Thursday, September 3, 2009

The Pacific — 1943

In early 1943, Australian troops, fighting in dreadful conditions, extinguished the Japanese beachheads of Buna, Gona, and Sanananda Point on New Guinea. The Casablanca conference that January suggested that one-third of Allied resources should be deployed against Japan, but the British felt unable to agree to a fixed formula. The U.S. Joint Chiefs agreed a broad strategy, with MacArthur and Admiral William F. Halsey pushing on through the Solomons and along the New Guinea coast, while Nimitz “island hopped” across the central Pacific towards Japan.

An Australian forward post (above) near Sanananda, less than thirty yards from the Japanese. The robust and reliable .303 Bren was the light automatic weapon in British and Commonwealth infantry sections.

Australian infantry, assisted by a Stuart light tank, during the final assault on Buna.

The battle for Buna sorely tried the U.S. 32nd Infantry Division, which had not been trained for jungle warfare and was poorly equipped: it lost almost ninety per cent of its strength from battle casualties and sicknesses. But it was a disaster for the Japanese: this photograph shows Japanese bodies on the shoreline.

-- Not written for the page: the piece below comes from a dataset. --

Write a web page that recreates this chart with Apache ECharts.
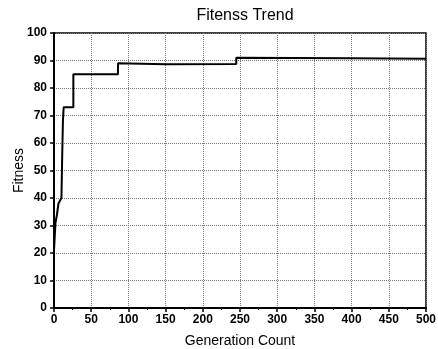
<!DOCTYPE html>
<html>
<head>
<meta charset="utf-8">
<script src="https://cdn.jsdelivr.net/npm/echarts@6/dist/echarts.min.js"></script>
<style>
  html, body { margin: 0; padding: 0; background: #fff; }
  #chart { width: 438px; height: 349px; }
</style>
</head>
<body>
<div id="chart"></div>
<script>
// generation / fitness pairs
const generations = [0, 1, 2, 4, 6, 8, 10, 11, 12, 13, 26, 26, 86, 86, 150, 245, 245, 400, 500];
const fitness = [21, 26, 31, 34, 38, 39, 40, 55, 68, 73, 73, 85, 85, 89, 88.6, 88.7, 91, 90.8, 90.6];
const xTicks = [0, 50, 100, 150, 200, 250, 300, 350, 400, 450, 500];
const yTicks = [0, 10, 20, 30, 40, 50, 60, 70, 80, 90, 100];

const chart = echarts.init(document.getElementById('chart'));
const font = 'Liberation Sans, Arial, sans-serif';

chart.setOption({
  animation: false,
  title: {
    text: 'Fitenss Trend',
    left: 240,
    top: 3,
    textAlign: 'center',
    textStyle: { fontFamily: font, fontSize: 16, fontWeight: 'normal', color: '#000' },
  },
  grid: {
    left: 54,
    right: 12,
    top: 33,
    bottom: 41,
    outerBoundsMode: 'none',
    containLabel: false,
    show: true,
    borderColor: '#000',
    borderWidth: 1.5,
  },
  xAxis: {
    type: 'value',
    min: xTicks[0],
    max: xTicks[xTicks.length - 1],
    interval: 50,
    name: 'Generation Count',
    nameLocation: 'middle',
    nameGap: 26,
    nameTextStyle: { fontFamily: font, fontSize: 14, color: '#000' },
    axisLine: { show: true, lineStyle: { color: '#000', width: 2 } },
    axisTick: { show: true, inside: false, length: 4, lineStyle: { color: '#000', width: 1.5 } },
    minorTick: { show: true, splitNumber: 2, length: 2, lineStyle: { color: '#000' } },
    axisLabel: { fontFamily: font, fontSize: 12, fontWeight: 'bold', color: '#000', margin: 6 },
    splitLine: { show: true, lineStyle: { color: '#777', type: 'dotted', width: 1 } },
  },
  yAxis: {
    type: 'value',
    min: yTicks[0],
    max: yTicks[yTicks.length - 1],
    interval: 10,
    name: 'Fitness',
    nameLocation: 'middle',
    nameGap: 28,
    nameMoveOverlap: false,
    nameTextStyle: { fontFamily: font, fontSize: 14, color: '#000' },
    axisLine: { show: true, lineStyle: { color: '#000', width: 2 } },
    axisTick: { show: true, inside: false, length: 4, lineStyle: { color: '#000', width: 1.5 } },
    axisLabel: { fontFamily: font, fontSize: 12, fontWeight: 'bold', color: '#000', margin: 7 },
    splitLine: { show: true, lineStyle: { color: '#777', type: 'dotted', width: 1 } },
  },
  series: [
    {
      type: 'line',
      data: generations.map((g, i) => [g, fitness[i]]),
      showSymbol: false,
      lineStyle: { color: '#000', width: 2 },
    },
  ],
});
</script>
</body>
</html>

Japanese prisoners were very rare. These, both badly wounded, were taken when Gona fell.

After expelling the Japanese from southern New Guinea, the Australians moved northwards. In September 1943, the Japanese strongholds of Lae and Salamua were taken. Here U.S. paratroops jump into the Markham Valley in an effort to block the Japanese escape from Lae.

New Zealanders had already played a distinguished part in the war in the Western Desert, and added to these laurels in the Pacific. Here, New Zealand troops (in their distinctive "lemon-squeezer" hats) land from U.S. landing craft on Vella Lavella in the Solomons.

Rabual, on the island of New Britain, was a powerful Japanese air base. It was so heavily defended that a decision to capture it was reversed at the Quebec conference in August 1943, and it was so badly hammered from air and sea that the Japanese substantially scaled it down. Here a U.S. aircraft attacks with a white phosphorus incendiary bomb.

On November 1, 1943, the Americans landed on Bougainville, strategically placed between MacArthur’s and Nimitz’s areas of operations. The Japanese held a tiny part of the island to the very end of the war, but most of their positions had been taken in this sort of knock-down drag-out fighting: a flame thrower scorches a Japanese bunker while riflemen give covering fire.

Almost all Japanese preferred suicide to surrender. These infantrymen on Tarawa have shot themselves in the head, using a toe to pull the trigger.

This essence of the war at sea: a Japanese torpedo-bomber is hit by short-range fire from a U.S. carrier, December 4, 1943.

Wednesday, September 2, 2009

Katyn — 1943

When Poland was divided between Russia and Germany in 1939, over 180,000 Polish prisoners of war fell into Soviet hands: officers were segregated in special camps. In April 1943, the Germans discovered a mass grave in Katyn forest near Smolensk, later found to contain the remains of 4,400 Polish officers, and accused the Russians of mass murder, summoning an international team of experts to investigate the crime. Although the Russians long blamed the Germans for the atrocity, in 1990 they at last admitted responsibility.

The victims had their hands wired behind their backs (above) and had been shot in the back of the head. This evocative photograph sums up the fate of tens of thousands of victims of mass murder during the war.

The German-sponsored international experts (below, all but one from Axis or occupied countries) examining of the bodies of Katyn. When the London-based Polish government in exile suggested an impartial International Red Cross investigation, the Russians broke off diplomatic relations.